Cisco also announced updates to its Secure AI Factory with NVIDIA, a platform that integrates compute, networking, security and observability into a single AI infrastructure framework.

Since its debut at GTC in March 2025, the platform has provided enterprises with a comprehensive architecture for AI workloads. Key features include:

  • Security and Observability: Cisco AI Defense integrates with NVIDIA NeMo Guardrails for AI cybersecurity. It can help security and AI teams protect models and applications and limit sensitive data leaving the data centre.

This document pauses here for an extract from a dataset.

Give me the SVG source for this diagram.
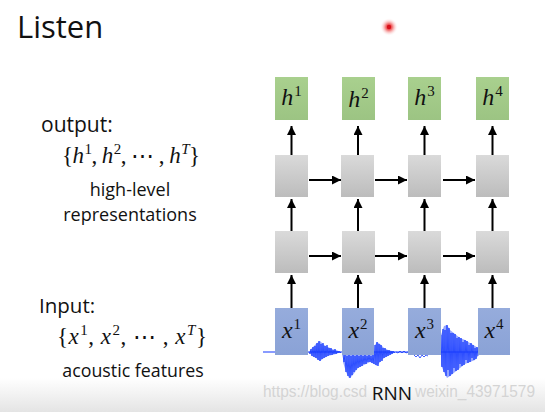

Splunk Observability Cloud provides monitoring of performance, quality, security, and cost, while Splunk Enterprise Security extends visibility to AI workloads.
  • Core AI Infrastructure: Cisco Isovalent is validated for inference workloads on AI PODs. Nexus Hyperfabric AI with the cloud-managed G200 Silicon One switch delivers 800G Ethernet. UCS 880A M8 and UCS X-Series modular servers with NVIDIA GPUs support a range of AI workloads, including generative AI fine-tuning and inference.
  • Ecosystem Expansion: NVIDIA Run:ai software enables AI workload orchestration. Nutanix Kubernetes Platform (NKP) and Nutanix Unified Storage (NUS), along with Nutanix Enterprise AI (NAI), support containerised deployment and simplify operations.
  • Government Readiness: Cisco aligns with NVIDIA AI Factory for Government, providing a full-stack reference design for regulated environments.

“NVIDIA Spectrum-X Ethernet delivers the performance of accelerated networking for Ethernet,” said Gilad Shainer, SVP of Networking at NVIDIA.

“Working with Cisco’s Cloud Reference Architectures and NVIDIA Cloud Partner design principles, customers can choose to deploy Spectrum-X Ethernet using the newest Cisco N9100 series or Cisco Silicon One based switches to build open, high-performance AI networks.”

AI-native wireless stack sets stage for 6G

In the telecom sector, Cisco, NVIDIA and industry partners revealed the first AI-native wireless stack – a key step towards 6G.

As AI extends beyond smartphones into connected vehicles, robotics and wearable devices, the partners aim to help telecom providers handle billions of simultaneous connections with improved speed and efficiency.

The new AI-RAN stack combines Cisco’s user-plane function and 5G core software with the NVIDIA AI Aerial platform.

This enables providers to integrate AI into their networks starting with advanced 5G services, while establishing the groundwork for next-generation 6G networks.

According to Cisco, this will allow telecom providers to “infuse AI into their mobile networks, starting with 5G advanced services and establishing the groundwork for 6G.”

Implications for IT Leaders

For IT leaders, Cisco and NVIDIA’s latest moves could reshape how AI infrastructure is deployed.

The N9100 switches, paired with Nexus Dashboard, aim to simplify operations, offering a single view across complex AI workloads.

Support for both NX-OS and SONiC gives teams the flexibility to plug AI networking into existing cloud or enterprise environments without major overhauls.

Security and observability are also built in.

The Secure AI Factory with NVIDIA provides tools to monitor AI workloads, protect sensitive data, and meet regulatory requirements, while the AI-native wireless stack for 5G and future 6G networks sets the stage for billions of connected devices and next-generation AI applications.

Taken together with high-performance AI PODs and orchestrated GPU workloads, the platform could help IT teams scale efficiently and manage demanding AI tasks.

Interoperable hardware and software from NVIDIA, Nutanix, and other partners further eases deployment and ongoing operations, offering a more integrated approach to building AI-ready networks.

Building an AI-ready communications backbone

Cisco’s announcements highlight a strategic approach to unify compute, networking and AI under a single operational framework.

From data-centre performance to enterprise collaboration and telecom innovation, the partnership aims to streamline how organisations build, manage and secure AI-driven infrastructure.

As AI becomes embedded across collaboration, cloud and connectivity, Cisco and NVIDIA are positioning networks themselves as the foundation for intelligent systems.